Post details: ABA May Meeting: IRS Pursuing Tax Shelter Hold-Outs, Commissioner Warns

05/12/08

Permalink 12:17:05 pm, Categories: News, 602 words   English (US)

ABA May Meeting: IRS Pursuing Tax Shelter Hold-Outs, Commissioner Warns

CCH (cch.taxgroup.com) reports:

  The government's campaign against abusive tax shelters has entered a new phase, IRS Commissioner Douglas H. Shulman told practitioners on May 9. "In this new phase, we are pursuing those hold-outs who chose not to settle [with the IRS]," Shulman said at the American Bar Association Section of Taxation 2008 May Meeting in Washington, D.C. Shulman also indicated his support for enhanced information reporting to increase compliance.

  CCH Comment. Shulman did not address the one topic on the mind of many practitioners, the imminent release of proposed Code Sec. 6694 regulations (TAXDAY, 2008/05/01, I.4).
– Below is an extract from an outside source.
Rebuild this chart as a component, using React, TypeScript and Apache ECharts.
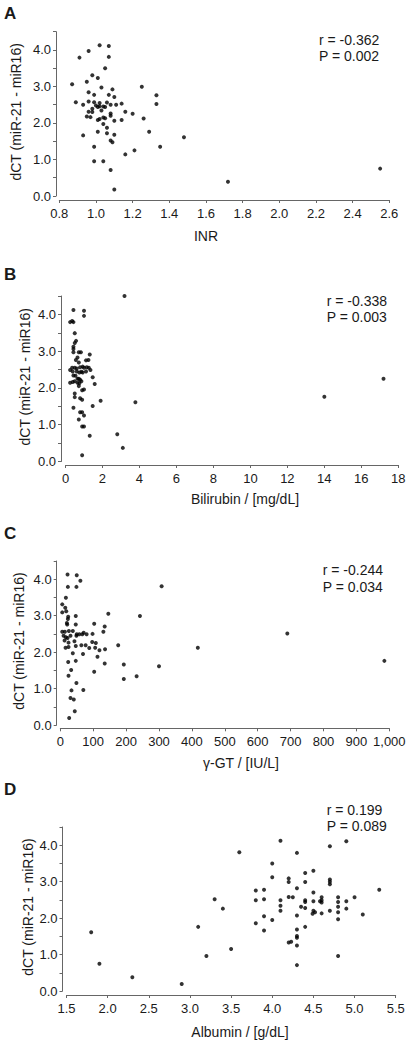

CCH has learned from sources that the Service expects to release the proposed regulations on May 12 or 13.

Tax Shelters

  Shulman divided the IRS's anti-tax shelter activity into three phases. "In the first phase, the IRS aggressively rooted out abusive tax shelters and brought some significant cases. In the next phase, a number of taxpayers acknowledged that participating in these shelters was a mistake and settled."

  Now, the IRS is in the third phase of its anti-shelter campaign: bringing to trial taxpayers who refused to settle. "The government has won the overwhelming number of these cases," Shulman said.
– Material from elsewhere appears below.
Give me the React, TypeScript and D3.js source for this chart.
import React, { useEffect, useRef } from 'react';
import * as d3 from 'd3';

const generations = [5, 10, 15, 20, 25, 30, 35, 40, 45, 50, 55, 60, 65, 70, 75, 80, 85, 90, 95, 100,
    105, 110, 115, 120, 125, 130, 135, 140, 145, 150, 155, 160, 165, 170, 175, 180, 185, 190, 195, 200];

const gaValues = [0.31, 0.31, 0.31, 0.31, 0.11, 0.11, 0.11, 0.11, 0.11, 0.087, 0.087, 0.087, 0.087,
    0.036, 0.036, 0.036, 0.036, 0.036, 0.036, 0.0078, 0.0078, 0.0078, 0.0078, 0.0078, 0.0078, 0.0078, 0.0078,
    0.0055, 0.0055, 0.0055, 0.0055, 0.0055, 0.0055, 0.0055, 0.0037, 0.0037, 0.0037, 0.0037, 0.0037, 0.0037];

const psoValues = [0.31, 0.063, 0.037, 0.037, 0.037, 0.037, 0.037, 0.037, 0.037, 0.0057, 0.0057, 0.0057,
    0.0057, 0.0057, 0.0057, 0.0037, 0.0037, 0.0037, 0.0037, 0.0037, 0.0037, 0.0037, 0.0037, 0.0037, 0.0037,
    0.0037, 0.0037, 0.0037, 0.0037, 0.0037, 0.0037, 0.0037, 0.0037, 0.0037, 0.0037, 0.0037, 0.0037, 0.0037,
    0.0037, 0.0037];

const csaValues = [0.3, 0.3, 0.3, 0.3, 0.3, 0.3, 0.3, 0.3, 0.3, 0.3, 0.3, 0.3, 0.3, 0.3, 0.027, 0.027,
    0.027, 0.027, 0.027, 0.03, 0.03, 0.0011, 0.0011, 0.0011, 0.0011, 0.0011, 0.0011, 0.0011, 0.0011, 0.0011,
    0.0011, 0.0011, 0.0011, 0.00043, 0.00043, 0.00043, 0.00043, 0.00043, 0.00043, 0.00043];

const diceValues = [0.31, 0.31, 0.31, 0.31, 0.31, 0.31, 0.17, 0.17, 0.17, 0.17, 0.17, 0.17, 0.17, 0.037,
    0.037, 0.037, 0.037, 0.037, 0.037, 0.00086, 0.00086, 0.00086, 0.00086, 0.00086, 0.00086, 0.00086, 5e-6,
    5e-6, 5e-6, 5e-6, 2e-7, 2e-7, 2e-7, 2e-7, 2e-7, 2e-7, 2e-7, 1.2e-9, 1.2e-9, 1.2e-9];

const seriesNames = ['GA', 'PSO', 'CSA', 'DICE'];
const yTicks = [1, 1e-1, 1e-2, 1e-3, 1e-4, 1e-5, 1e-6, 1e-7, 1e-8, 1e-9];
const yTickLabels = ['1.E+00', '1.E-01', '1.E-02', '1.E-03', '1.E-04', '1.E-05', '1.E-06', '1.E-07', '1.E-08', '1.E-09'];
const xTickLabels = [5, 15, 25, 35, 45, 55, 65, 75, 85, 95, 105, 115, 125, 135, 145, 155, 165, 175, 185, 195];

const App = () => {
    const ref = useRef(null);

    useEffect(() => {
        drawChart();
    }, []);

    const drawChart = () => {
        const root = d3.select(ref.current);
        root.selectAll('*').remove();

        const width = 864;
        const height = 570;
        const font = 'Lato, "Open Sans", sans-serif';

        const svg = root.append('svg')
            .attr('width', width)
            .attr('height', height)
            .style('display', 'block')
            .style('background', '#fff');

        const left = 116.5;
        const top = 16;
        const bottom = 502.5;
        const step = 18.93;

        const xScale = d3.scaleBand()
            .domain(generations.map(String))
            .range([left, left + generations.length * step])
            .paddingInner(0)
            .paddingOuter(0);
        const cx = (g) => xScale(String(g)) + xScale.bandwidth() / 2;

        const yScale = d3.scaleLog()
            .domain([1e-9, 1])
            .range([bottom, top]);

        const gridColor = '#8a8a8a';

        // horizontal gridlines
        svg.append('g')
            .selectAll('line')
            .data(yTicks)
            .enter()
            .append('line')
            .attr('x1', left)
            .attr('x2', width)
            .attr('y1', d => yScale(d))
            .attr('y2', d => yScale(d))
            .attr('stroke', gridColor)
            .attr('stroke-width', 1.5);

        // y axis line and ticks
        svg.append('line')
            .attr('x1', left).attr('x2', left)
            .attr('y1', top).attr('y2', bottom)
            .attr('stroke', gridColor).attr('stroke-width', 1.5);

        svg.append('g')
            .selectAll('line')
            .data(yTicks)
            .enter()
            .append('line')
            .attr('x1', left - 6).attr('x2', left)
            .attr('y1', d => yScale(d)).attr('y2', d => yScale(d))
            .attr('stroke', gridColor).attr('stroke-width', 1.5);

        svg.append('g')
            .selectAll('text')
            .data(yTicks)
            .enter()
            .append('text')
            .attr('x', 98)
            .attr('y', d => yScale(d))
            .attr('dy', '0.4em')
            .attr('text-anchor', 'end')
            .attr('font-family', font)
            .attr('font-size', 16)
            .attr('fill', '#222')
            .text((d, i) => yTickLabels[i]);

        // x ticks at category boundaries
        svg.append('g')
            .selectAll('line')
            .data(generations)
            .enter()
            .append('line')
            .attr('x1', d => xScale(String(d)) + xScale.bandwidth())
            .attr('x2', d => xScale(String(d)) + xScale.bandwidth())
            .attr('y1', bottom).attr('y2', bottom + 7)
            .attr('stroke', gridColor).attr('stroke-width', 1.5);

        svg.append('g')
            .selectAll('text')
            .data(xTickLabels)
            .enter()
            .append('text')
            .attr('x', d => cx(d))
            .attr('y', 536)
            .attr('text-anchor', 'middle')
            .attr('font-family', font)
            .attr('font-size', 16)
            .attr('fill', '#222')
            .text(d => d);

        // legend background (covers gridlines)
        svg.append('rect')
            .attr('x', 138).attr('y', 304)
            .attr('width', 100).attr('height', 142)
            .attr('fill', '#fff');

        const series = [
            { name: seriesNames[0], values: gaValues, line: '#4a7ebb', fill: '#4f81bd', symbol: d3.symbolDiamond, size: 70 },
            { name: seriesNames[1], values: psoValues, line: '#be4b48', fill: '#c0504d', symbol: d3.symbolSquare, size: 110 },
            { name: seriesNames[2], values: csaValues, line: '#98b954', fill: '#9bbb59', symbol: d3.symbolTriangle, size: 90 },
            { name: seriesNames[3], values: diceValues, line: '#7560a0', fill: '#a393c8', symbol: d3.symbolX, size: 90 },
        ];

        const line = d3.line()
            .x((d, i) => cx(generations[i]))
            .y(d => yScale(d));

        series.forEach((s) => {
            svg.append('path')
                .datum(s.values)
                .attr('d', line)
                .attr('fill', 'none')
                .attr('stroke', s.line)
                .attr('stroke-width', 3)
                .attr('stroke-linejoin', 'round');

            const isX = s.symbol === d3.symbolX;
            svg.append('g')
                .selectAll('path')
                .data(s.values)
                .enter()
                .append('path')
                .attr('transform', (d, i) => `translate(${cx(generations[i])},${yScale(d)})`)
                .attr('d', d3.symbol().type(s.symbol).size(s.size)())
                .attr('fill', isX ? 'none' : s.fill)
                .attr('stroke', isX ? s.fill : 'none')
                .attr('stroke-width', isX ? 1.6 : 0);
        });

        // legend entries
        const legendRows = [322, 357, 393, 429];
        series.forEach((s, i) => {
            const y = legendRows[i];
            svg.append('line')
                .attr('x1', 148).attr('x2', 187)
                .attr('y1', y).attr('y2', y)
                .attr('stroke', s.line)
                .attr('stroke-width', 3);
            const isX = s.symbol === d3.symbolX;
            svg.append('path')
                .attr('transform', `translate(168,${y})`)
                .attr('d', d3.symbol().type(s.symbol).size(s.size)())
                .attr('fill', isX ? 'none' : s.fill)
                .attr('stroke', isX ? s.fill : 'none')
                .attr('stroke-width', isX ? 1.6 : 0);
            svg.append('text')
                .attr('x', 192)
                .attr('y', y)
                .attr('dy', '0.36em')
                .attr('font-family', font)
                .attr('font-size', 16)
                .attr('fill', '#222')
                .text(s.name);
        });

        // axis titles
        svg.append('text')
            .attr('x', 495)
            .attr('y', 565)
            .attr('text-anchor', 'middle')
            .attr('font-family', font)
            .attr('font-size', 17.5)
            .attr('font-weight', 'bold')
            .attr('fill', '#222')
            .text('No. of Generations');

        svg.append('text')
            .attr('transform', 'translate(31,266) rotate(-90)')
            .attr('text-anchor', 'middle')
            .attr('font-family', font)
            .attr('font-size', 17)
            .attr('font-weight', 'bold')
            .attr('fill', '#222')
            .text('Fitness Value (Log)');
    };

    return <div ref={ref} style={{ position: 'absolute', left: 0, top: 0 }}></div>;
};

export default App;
  Shulman's promise of victory comes shortly after the government suffered a setback in its tax shelter litigation by recently losing a Son of BOSS transaction case ( C.E. Sala, D.C. Colo.,
2008-1 USTC ¶50,308, TAXDAY, 2008/05/06, J.8). However, the Court of Appeals for the Fourth Circuit handed the IRS a victory in a lease-in, lease-out (LILO) transaction case ( BB&T Corp., CA-4, 2008-1 USTC ¶50,306, TAXDAY, 2008/05/01, J.6) less than a week later.

Information Reporting

  "I am inclined to support information reporting regimes that allow taxpayers and tax administrators to start the process with transparent and consistent information," Shulman said. The Bush administration has proposed enhanced information-reporting requirements for stock basis reporting and merchant credit card payments (TAXDAY, 2008/02/05, T.1). "I would welcome the day that a taxpayer needing to report capital gains would get that information on a year-end form in a consistent format rather than doing it himself and worrying that the data is correct."

  "I see correct information about 40 percent of the time from brokers," Claudia Hill, EA, Cupertino, Calif., told CCH after Shulman's remarks. Hill, who is editor-in-chief of CCH's Journal of Tax Practice & Procedure , questioned if the IRS will have a "fail safe" when information is incorrect. "The IRS assumes information on a Form 1099 is always correct."

Globalization

  Tax administration is global today, Shulman said."Businesses are no longer defined by national borders. The cross border migration of capital and people has made this a more integrated world."

  Shulman, who has an extensive background in international business after serving as vice chair of the Financial Industry Regulatory Authority (FINRA) before being appointed IRS Commissioner earlier this year, indicated that the IRS will be adapting to the globalization of tax administration. "The IRS needs to ensure it has the tax administration capabilities to deal with the fast pace of change."

Transparency

  Shulman reiterated the Service's emphasis on transparency but appeared to indicate that transparency is a two-way street. "IRS personnel must not confuse greater transparency with greater authority over taxpayers," he said. He briefly highlighted some of the Service's recent projects that are intended to enhance transparency, such as the new Form 990, Return of Organization Exempt from Income Tax (TAXDAY, 2008/04/09, I.1).

Guidance

  Finally, Shulman pledged that the Service will issue "clear" guidance but acknowledged that achieving a high degree of clarity is "difficult." When guidance is unclear and is subject to multiple interpretations, the Service is contributing to noncompliance, he said.